WAYS OF TRANSMISSION HIV is transmitted in a number of different ways: Having sex (anal, vaginal, or oral), sharing needles and syringes, being exposed before or during birth or through breast feeding, blood transfusions.
EARLY SYMPTOMS OF HIV INFECTION About 60% will not have any symptoms when they first become infected with HIV. About 40% experiences symptoms between one week and two months after exposure to the virus. This illness may include one or more of the following symptoms:
- Sore throat
- Enlarged lymph nodes
These symptoms usually disappear within a week to a month and are often mistaken for those of another viral infection. During this period, people are very infectious, and HIV is present in large quantities in genital fluids.

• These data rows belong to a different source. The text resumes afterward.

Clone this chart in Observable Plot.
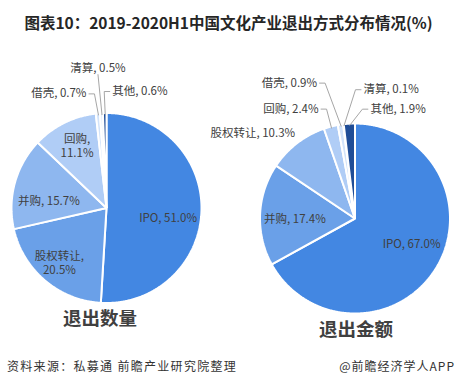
<!DOCTYPE html>
<html><head><meta charset="utf-8">
<script src="https://cdn.jsdelivr.net/npm/d3@7"></script>
<script src="https://cdn.jsdelivr.net/npm/@observablehq/plot@0.6"></script>
<style>
html,body{margin:0;padding:0;background:#fff;}
body{width:457px;height:387px;overflow:hidden;position:relative;font-family:"Noto Sans CJK SC","Noto Sans",sans-serif;}
#title{position:absolute;left:0;top:0;width:457px;height:40px;line-height:44px;text-align:center;font-weight:bold;font-size:15.5px;color:#262626;white-space:nowrap;}
#chart{position:absolute;left:0;top:40px;}
#src{position:absolute;left:7px;top:357px;font-size:12px;letter-spacing:1.3px;color:#333;white-space:nowrap;}
#brand{position:absolute;right:2px;top:357px;font-size:12px;letter-spacing:1px;color:#333;white-space:nowrap;}
</style></head>
<body>
<div id="title"></div>
<div id="chart"></div>
<div id="src"></div>
<div id="brand"></div>
<script>
// ---- data ----
const titleText = "图表10：2019-2020H1中国文化产业退出方式分布情况(%)";
const countCategories = ["IPO","股权转让","并购","回购","借壳","清算","其他"];
const countValues = [51.0,20.5,15.7,11.1,0.7,0.5,0.6];
const amountCategories = ["IPO","并购","股权转让","回购","借壳","清算","其他"];
const amountValues = [67.0,17.4,10.3,2.4,0.9,0.1,1.9];
const pieTitles = ["退出数量","退出金额"];
const sliceColors = ["#4387e2","#6aa0e8","#8eb7ef","#b0cdf6","#d2e3fa","#e6effc","#1f4d97"];
const sourceText = "资料来源：私募通 前瞻产业研究院整理";
const brandText = "@前瞻经济学人APP";

document.getElementById("title").textContent = titleText;
document.getElementById("src").textContent = sourceText;
document.getElementById("brand").textContent = brandText;

// ---- layout ----
const W = 457, H = 310, TOP = 40;
const pies = [
  {cats: countCategories, vals: countValues, cx: 106.5, cy: 208, r: 94, title: pieTitles[0], tdx: -7, ty: 319,
   labels: [
     {k: .65, dx: 0, dy: 7, anchor: "middle", sep: ", "},
     {k: .75, dx: -2, dy: 0, anchor: "middle", sep: ",\n"},
     {k: .63, dx: -1, dy: 8, anchor: "middle", sep: ", "},
     {k: .74, dx: 1, dy: -1, anchor: "middle", sep: ",\n"},
     {k: 1, dx: -12, dy: -22, anchor: "end", sep: ", ", leader: "side"},
     {k: 1, dx: -4, dy: -47, anchor: "middle", sep: ", ", leader: "below"},
     {k: 1, dx: 7, dy: -24, anchor: "start", sep: ", ", leader: "side"}
   ]},
  {cats: amountCategories, vals: amountValues, cx: 355, cy: 218.5, r: 94, title: pieTitles[1], tdx: 0.5, ty: 330,
   labels: [
     {k: .65, dx: 3.5, dy: -6.5, anchor: "middle", sep: ", "},
     {k: .645, dx: 0, dy: 2, anchor: "middle", sep: ", "},
     {k: 1, dx: -3, dy: -12, anchor: "end", sep: ", "},
     {k: 1, dx: -13, dy: -20, anchor: "end", sep: ", ", leader: "side"},
     {k: 1, dx: -24, dy: -44, anchor: "end", sep: ", ", leader: "side"},
     {k: 1, dx: 19.5, dy: -37, anchor: "start", sep: ", ", leader: "side"},
     {k: 1, dx: 20.5, dy: -17, anchor: "start", sep: ", ", leader: "side"}
   ]}
];

const slicePts = [], leaderPts = [], labelRows = [], titleRows = [];
pies.forEach((p, pi) => {
  const arcs = d3.pie().sort(null).startAngle(0).endAngle(2 * Math.PI)(p.vals);
  const polar = (a, rr) => ({x: p.cx + rr * Math.sin(a), y: p.cy - rr * Math.cos(a)});
  arcs.forEach((a, i) => {
    const key = pi + "-" + i;
    const n = Math.max(2, Math.ceil((a.endAngle - a.startAngle) / (Math.PI / 360)) + 1);
    for (let j = 0; j < n; j++) {
      const ang = a.startAngle + (a.endAngle - a.startAngle) * j / (n - 1);
      const pt = polar(ang, p.r + 1);
      slicePts.push({key, x: pt.x, y: pt.y, cx: p.cx, cy: p.cy, color: sliceColors[i]});
    }
    const L = p.labels[i];
    const mid = (a.startAngle + a.endAngle) / 2;
    const base = polar(mid, p.r * L.k);
    const tx = base.x + L.dx, ty = base.y + L.dy;
    labelRows.push({x: tx, y: ty, text: p.cats[i] + L.sep + p.vals[i].toFixed(1) + "%", anchor: L.anchor});
    if (L.leader === "side") {
      const dir = L.anchor === "end" ? 1 : -1;
      leaderPts.push({key, x: tx + dir * 2.5, y: ty + 1});
      leaderPts.push({key, x: tx + dir * 8, y: ty + 1});
      leaderPts.push({key, x: base.x, y: base.y});
    } else if (L.leader === "below") {
      leaderPts.push({key, x: tx, y: ty + 7});
      leaderPts.push({key, x: base.x, y: base.y});
    }
  });
  titleRows.push({x: p.cx + p.tdx, y: p.ty, text: p.title});
});

const labelMark = (anchor) => Plot.text(labelRows.filter(d => d.anchor === anchor),
  {x: "x", y: "y", text: "text", textAnchor: anchor, fill: "#404040", fontSize: 11.5, lineHeight: 1.25});

const chart = Plot.plot({
  width: W, height: H, margin: 0,
  style: {fontFamily: '"Noto Sans CJK SC","Noto Sans",sans-serif', background: "white", overflow: "visible"},
  x: {domain: [0, W], range: [0, W], axis: null},
  y: {domain: [TOP, TOP + H], range: [0, H], axis: null},
  color: {type: "identity"},
  marks: [
    Plot.area(slicePts, {x1: "x", y1: "y", x2: "cx", y2: "cy", z: "key", fill: "color", stroke: "white", strokeWidth: 2, strokeLinejoin: "miter"}),
    Plot.line(leaderPts, {x: "x", y: "y", z: "key", stroke: "#a6a6a6", strokeWidth: 1}),
    labelMark("middle"), labelMark("start"), labelMark("end"),
    Plot.text(titleRows, {x: "x", y: "y", text: "text", fill: "#404040", fontSize: 18.5, fontWeight: "bold"})
  ]
});
document.getElementById("chart").appendChild(chart);
</script>
</body></html>
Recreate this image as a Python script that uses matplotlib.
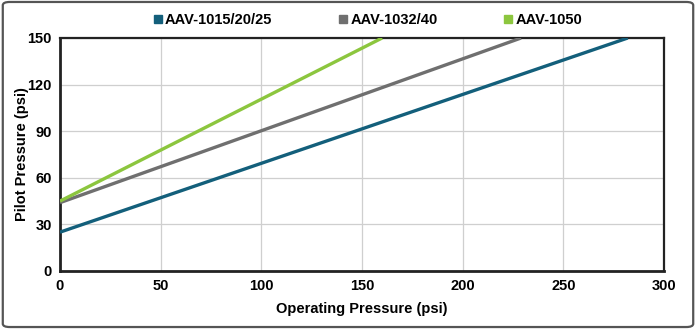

More persistent or severe symptoms may not appear for 10 years or more after HIV first enters the body in adults, or within 2 years in children born with HIV infection. This period of "asymptomatic" infection varies greatly in each individual. Some people may begin to have symptoms within a few months, while others may be symptom-free for more than 10 years.
Even during the asymptomatic period, the virus is actively multiplying, infecting, and killing cells of the immune system. The virus can also hide within infected cells and lay dormant. The most obvious effect of HIV infection is a decline in the number of CD4 positive T (CD4+) cells found in the blood-the immune system's key infection fighters. The virus slowly disables or destroys these cells without causing symptoms.
As the immune system worsens, a variety of complications start to take over. For many people, the first signs of infection are large lymph nodes or "swollen glands" that may be enlarged for more than 3 months. Other symptoms often experienced months to years before the onset of AIDS include
- Lack of energy
- Weight loss
- Frequent fevers and sweats
- Persistent or frequent yeast infections (oral or vaginal)
- Persistent skin rashes or flaky skin
- Pelvic inflammatory disease in women that does not respond to treatment
- Short-term memory loss
Some people develop frequent and severe herpes infections that cause mouth, genital, or anal sores, or a painful nerve disease called shingles. Children may grow slowly or be sick a lot.